The problem: Repeat exactly the lines running from the first line of the data to the line containing "19.9, 19.8, 19.7, 19.7, 19.8, 20.0]", both ends included, and nothing else; drop the pictures.
** Start of Data provided **
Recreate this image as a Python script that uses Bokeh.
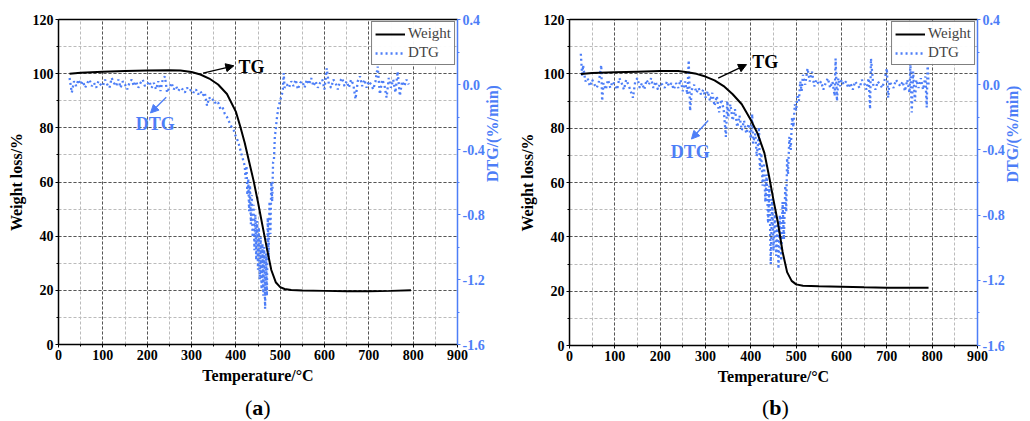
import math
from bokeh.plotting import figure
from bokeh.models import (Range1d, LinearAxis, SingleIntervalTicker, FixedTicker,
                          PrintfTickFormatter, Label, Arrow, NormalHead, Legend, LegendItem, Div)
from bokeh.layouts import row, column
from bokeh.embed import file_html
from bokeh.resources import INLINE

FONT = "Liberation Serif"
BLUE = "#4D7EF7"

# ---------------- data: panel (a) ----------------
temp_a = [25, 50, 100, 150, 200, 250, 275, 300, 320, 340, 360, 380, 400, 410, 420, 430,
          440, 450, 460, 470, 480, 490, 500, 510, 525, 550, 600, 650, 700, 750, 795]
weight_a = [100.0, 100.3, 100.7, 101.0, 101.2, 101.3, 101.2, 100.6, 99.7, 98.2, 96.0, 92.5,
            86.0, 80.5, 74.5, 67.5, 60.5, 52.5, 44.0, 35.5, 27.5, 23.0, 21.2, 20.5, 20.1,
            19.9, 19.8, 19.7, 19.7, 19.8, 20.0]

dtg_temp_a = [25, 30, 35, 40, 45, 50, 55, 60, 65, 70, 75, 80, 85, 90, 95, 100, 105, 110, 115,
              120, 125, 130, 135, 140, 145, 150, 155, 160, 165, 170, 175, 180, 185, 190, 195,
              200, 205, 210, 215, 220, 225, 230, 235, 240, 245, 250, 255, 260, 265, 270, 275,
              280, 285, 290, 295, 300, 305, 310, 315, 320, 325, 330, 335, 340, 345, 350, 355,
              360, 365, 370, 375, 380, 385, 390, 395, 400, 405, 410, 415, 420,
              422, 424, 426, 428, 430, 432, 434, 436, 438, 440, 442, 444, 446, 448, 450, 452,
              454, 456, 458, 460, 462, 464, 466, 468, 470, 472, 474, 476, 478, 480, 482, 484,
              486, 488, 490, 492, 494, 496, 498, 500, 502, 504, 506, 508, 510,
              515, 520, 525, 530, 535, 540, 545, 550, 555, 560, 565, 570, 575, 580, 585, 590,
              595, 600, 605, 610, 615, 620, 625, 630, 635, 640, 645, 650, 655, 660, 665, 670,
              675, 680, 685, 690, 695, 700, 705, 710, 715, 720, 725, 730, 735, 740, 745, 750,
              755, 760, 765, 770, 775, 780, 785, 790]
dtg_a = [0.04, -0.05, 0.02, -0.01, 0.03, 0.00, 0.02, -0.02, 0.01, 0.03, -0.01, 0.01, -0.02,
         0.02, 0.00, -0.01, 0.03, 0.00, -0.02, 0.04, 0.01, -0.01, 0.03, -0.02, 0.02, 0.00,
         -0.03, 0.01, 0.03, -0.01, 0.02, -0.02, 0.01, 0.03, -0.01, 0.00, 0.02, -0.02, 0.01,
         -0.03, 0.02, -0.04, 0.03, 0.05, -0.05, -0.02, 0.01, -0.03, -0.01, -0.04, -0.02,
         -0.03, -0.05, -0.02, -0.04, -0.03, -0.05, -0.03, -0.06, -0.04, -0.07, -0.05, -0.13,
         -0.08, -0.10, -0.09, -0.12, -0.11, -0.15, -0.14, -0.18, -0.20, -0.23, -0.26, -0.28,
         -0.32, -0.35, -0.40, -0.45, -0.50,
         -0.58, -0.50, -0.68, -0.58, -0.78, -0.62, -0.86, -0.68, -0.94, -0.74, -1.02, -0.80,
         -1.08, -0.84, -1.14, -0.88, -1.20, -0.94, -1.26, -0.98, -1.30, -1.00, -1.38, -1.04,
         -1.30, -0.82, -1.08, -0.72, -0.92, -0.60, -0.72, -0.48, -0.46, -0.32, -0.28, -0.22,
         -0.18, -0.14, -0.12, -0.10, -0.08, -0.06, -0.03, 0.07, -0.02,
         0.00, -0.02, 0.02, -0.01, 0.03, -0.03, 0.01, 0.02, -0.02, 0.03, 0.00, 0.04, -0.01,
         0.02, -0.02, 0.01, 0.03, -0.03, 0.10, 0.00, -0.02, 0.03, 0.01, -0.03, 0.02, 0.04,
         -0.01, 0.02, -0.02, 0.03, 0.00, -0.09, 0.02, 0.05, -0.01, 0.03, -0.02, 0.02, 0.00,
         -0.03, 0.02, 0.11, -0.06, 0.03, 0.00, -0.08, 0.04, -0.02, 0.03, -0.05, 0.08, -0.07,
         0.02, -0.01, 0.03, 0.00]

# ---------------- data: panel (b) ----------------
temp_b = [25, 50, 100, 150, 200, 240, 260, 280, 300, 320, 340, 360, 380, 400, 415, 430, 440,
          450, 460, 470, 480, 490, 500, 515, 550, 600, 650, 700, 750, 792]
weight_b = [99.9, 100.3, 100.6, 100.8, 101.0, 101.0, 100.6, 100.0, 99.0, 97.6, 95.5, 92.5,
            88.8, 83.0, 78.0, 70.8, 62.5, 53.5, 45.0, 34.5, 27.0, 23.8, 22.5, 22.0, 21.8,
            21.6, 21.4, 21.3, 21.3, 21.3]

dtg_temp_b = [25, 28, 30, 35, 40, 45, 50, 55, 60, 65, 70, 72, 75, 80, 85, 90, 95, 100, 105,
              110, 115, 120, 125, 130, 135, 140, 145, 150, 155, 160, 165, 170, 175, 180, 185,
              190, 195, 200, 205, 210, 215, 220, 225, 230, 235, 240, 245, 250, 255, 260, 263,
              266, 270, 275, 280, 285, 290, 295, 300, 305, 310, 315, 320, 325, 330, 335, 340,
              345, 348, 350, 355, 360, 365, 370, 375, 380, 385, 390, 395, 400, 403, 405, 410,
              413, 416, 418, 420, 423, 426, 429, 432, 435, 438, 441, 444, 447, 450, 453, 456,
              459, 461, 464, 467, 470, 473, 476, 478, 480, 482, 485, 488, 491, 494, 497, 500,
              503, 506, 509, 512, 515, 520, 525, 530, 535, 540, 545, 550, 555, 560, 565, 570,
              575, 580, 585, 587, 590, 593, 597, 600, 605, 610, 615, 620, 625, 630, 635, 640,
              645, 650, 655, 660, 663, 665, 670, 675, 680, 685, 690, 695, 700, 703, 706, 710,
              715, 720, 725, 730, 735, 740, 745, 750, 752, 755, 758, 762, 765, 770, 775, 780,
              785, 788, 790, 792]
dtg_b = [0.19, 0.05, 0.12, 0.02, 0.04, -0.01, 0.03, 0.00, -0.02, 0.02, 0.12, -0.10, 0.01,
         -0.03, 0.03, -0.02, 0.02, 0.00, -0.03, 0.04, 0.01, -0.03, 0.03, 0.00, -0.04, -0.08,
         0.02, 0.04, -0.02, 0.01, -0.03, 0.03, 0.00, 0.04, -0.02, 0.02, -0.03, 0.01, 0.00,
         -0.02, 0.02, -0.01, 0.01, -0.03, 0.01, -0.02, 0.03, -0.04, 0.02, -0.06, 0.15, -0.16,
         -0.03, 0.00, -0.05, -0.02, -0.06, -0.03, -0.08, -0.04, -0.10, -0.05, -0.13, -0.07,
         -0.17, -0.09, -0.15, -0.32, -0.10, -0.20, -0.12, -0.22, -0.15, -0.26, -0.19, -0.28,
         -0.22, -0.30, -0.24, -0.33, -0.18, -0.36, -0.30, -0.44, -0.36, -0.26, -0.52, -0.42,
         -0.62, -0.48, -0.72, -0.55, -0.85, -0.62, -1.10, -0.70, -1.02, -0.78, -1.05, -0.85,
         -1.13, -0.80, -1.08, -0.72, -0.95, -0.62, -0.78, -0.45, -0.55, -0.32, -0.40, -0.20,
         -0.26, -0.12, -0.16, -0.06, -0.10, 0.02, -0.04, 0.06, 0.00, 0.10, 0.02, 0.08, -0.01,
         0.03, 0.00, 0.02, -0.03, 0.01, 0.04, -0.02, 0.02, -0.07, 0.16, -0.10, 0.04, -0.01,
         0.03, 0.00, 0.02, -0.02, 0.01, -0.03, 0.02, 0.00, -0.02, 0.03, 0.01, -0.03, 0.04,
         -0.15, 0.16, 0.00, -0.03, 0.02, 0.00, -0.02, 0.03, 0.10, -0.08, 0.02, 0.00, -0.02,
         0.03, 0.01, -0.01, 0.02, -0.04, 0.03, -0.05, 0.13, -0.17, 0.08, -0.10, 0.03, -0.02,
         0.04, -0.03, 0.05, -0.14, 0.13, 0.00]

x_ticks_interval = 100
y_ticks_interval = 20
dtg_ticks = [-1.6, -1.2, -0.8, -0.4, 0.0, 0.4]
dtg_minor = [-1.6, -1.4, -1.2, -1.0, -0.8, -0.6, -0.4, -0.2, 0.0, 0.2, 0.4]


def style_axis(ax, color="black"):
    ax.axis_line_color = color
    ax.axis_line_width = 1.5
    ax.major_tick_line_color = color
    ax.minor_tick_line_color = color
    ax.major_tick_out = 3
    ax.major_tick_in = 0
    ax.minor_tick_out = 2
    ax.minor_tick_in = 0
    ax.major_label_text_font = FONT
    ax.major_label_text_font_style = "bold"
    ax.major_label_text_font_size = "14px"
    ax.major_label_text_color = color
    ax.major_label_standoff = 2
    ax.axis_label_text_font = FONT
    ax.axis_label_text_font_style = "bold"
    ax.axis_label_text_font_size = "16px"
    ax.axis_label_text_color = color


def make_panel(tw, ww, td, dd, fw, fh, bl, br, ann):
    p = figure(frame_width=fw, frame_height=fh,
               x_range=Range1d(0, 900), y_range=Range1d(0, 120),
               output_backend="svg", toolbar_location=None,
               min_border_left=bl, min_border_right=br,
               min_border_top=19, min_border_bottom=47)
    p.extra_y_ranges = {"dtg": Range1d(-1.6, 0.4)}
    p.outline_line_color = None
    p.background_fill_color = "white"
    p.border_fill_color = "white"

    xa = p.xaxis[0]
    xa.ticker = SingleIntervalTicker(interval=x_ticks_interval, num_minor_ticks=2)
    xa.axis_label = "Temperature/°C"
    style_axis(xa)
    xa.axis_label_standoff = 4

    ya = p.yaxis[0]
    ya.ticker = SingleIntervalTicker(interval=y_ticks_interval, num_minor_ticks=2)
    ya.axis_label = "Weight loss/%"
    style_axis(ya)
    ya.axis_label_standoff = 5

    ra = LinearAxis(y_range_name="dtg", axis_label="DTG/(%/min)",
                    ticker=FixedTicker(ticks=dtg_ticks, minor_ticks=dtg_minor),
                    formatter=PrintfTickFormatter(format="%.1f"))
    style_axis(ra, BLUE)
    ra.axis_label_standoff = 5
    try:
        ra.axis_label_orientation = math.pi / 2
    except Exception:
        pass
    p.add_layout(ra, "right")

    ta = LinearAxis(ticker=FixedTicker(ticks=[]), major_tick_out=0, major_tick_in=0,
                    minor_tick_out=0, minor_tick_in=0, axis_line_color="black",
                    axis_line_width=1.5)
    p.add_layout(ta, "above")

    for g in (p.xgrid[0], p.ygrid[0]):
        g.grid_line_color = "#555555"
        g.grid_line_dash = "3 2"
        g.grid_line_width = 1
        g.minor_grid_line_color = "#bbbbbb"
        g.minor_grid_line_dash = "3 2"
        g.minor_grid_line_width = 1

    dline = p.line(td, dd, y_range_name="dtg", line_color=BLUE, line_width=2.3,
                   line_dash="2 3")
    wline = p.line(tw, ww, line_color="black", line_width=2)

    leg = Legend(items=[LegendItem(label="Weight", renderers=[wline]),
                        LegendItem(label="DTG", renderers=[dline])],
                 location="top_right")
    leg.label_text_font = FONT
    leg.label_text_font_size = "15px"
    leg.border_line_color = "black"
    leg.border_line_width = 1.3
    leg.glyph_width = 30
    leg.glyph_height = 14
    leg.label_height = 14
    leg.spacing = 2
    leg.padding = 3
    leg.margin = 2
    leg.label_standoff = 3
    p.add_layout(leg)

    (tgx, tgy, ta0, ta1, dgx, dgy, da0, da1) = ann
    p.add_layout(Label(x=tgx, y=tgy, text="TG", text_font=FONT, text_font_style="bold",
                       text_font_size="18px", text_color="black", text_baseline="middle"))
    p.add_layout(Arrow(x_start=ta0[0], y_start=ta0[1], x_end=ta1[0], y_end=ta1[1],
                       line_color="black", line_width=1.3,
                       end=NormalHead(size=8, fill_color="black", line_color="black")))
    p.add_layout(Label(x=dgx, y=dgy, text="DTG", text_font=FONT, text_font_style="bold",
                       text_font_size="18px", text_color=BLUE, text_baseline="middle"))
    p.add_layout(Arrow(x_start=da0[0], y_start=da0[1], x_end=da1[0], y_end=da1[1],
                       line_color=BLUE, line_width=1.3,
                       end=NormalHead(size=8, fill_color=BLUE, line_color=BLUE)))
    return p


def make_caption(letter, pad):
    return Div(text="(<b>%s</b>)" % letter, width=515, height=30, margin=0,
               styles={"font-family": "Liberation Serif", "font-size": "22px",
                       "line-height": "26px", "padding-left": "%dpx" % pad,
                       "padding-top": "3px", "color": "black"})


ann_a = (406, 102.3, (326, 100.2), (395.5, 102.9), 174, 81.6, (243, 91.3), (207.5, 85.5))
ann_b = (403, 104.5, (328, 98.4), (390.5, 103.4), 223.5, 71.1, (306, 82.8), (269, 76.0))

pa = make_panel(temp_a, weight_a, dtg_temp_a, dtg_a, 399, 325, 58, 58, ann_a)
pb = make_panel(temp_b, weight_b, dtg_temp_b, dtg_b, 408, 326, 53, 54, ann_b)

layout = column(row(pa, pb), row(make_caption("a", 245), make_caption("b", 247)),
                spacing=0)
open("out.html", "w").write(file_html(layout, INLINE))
** End of Data provided **
Task solution:
Recreate this image as a Python script that uses Bokeh.
import math
from bokeh.plotting import figure
from bokeh.models import (Range1d, LinearAxis, SingleIntervalTicker, FixedTicker,
                          PrintfTickFormatter, Label, Arrow, NormalHead, Legend, LegendItem, Div)
from bokeh.layouts import row, column
from bokeh.embed import file_html
from bokeh.resources import INLINE

FONT = "Liberation Serif"
BLUE = "#4D7EF7"

# ---------------- data: panel (a) ----------------
temp_a = [25, 50, 100, 150, 200, 250, 275, 300, 320, 340, 360, 380, 400, 410, 420, 430,
          440, 450, 460, 470, 480, 490, 500, 510, 525, 550, 600, 650, 700, 750, 795]
weight_a = [100.0, 100.3, 100.7, 101.0, 101.2, 101.3, 101.2, 100.6, 99.7, 98.2, 96.0, 92.5,
            86.0, 80.5, 74.5, 67.5, 60.5, 52.5, 44.0, 35.5, 27.5, 23.0, 21.2, 20.5, 20.1,
            19.9, 19.8, 19.7, 19.7, 19.8, 20.0]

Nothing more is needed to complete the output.